A Turkish strike on Kurdish positions in Syria killed 24 civilians, including six children, last month, Human Rights Watch said Thursday, warning that ordinary citizens were bearing the brunt of the conflict.
The strike, which according to the report hit an area where four dozen civilians had sought shelter from nearby fighting, came four days into a Turkish invasion of northern Syria to fight Islamic State and the Kurdish-dominated Syrian Democratic Forces (SDF).
“The deaths of 24 civilians could have been avoided if the SDF fighters hadn’t positioned themselves among buildings filled with civilians and Turkish forces had made a better effort to determine whether civilians were there,” said Ole Solvang, a researcher with the New York-based group.
The US-backed SDF has been the main force on the ground pushing back the Islamic State extremist group.
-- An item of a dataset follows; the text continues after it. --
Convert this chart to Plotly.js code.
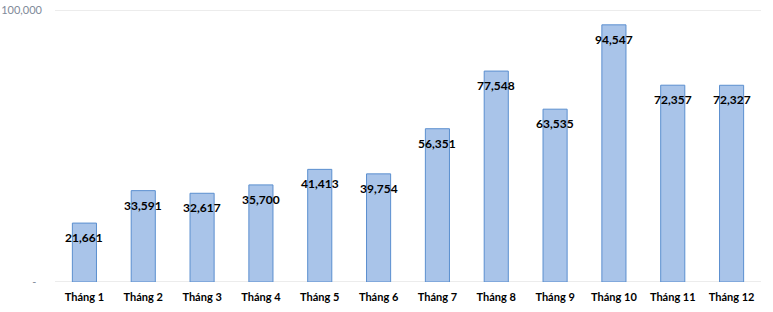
<!DOCTYPE html>
<html>
<head>
<meta charset="utf-8">
<script src="https://cdn.plot.ly/plotly-3.0.1.min.js"></script>
<style>html,body{margin:0;padding:0;background:#fff;}#chart{width:773px;height:312px;}</style>
</head>
<body>
<div id="chart"></div>
<script>
const categories = ["Tháng 1","Tháng 2","Tháng 3","Tháng 4","Tháng 5","Tháng 6","Tháng 7","Tháng 8","Tháng 9","Tháng 10","Tháng 11","Tháng 12"];
const values = [21661, 33591, 32617, 35700, 41413, 39754, 56351, 77548, 63535, 94547, 72357, 72327];
const tickVals = [0, 100000];
const tickLabels = ["-  ", "100,000"];

const fmt = v => v.toLocaleString("en-US");

const trace = {
  type: "bar",
  x: categories,
  y: values,
  marker: {color: "#a9c4e9", line: {color: "#5b8fcf", width: 1}},
  hoverinfo: "none"
};

const annotations = categories.map((c, i) => ({
  x: c, y: values[i], xref: "x", yref: "y",
  text: fmt(values[i]),
  showarrow: false,
  yanchor: "top", yshift: -5,
  font: {family: "Lato, 'Open Sans', sans-serif", size: 12, color: "#000", weight: "bold"}
}));

const gridShapes = tickVals.map(v => ({
  type: "line", xref: "paper", yref: "y",
  x0: 0, x1: 1, y0: v, y1: v,
  line: {color: "#d9d9d9", width: 1},
  layer: "below"
}));

const layout = {
  width: 773, height: 312,
  margin: {l: 55, r: 12, t: 10, b: 30},
  paper_bgcolor: "#fff", plot_bgcolor: "#fff",
  bargap: 0.59,
  showlegend: false,
  font: {family: "Lato, 'Open Sans', sans-serif"},
  annotations: annotations,
  shapes: gridShapes,
  xaxis: {
    type: "category",
    showgrid: false, zeroline: false, showline: false,
    ticks: "",
    tickfont: {size: 11, color: "#000", weight: "bold"},
    ticklabelstandoff: 7
  },
  yaxis: {
    range: [0, 100000],
    tickvals: tickVals, ticktext: tickLabels,
    showgrid: false,
    zeroline: false,
    showline: false, ticks: "",
    tickfont: {size: 11, color: "#7f8a99"},
    ticklabelstandoff: 12
  }
};

Plotly.newPlot("chart", [trace], layout, {displayModeBar: false, staticPlot: true});
</script>
</body>
</html>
Turkey has been wary of Kurdish gains in northern Syria and has sought to curtail an SDF advance.
The US was critical of Turkish attacks on the Kurds and pushed Ankara to stop striking the SDF and focus on Islamic State.
Turkey moved rebel factions it backs, including hardline Islamic groups, into areas of northern Syria to fight both groups. The combined forces have since cleared Islamic State from the last parts Turkish border which the SDF had not yet captured.
There was no immediate response from the Turkish government to the report but the government last month said it only killed "terrorists."
The information from Human Rights Watch corroborates reports at the time from forces on the ground and local activists.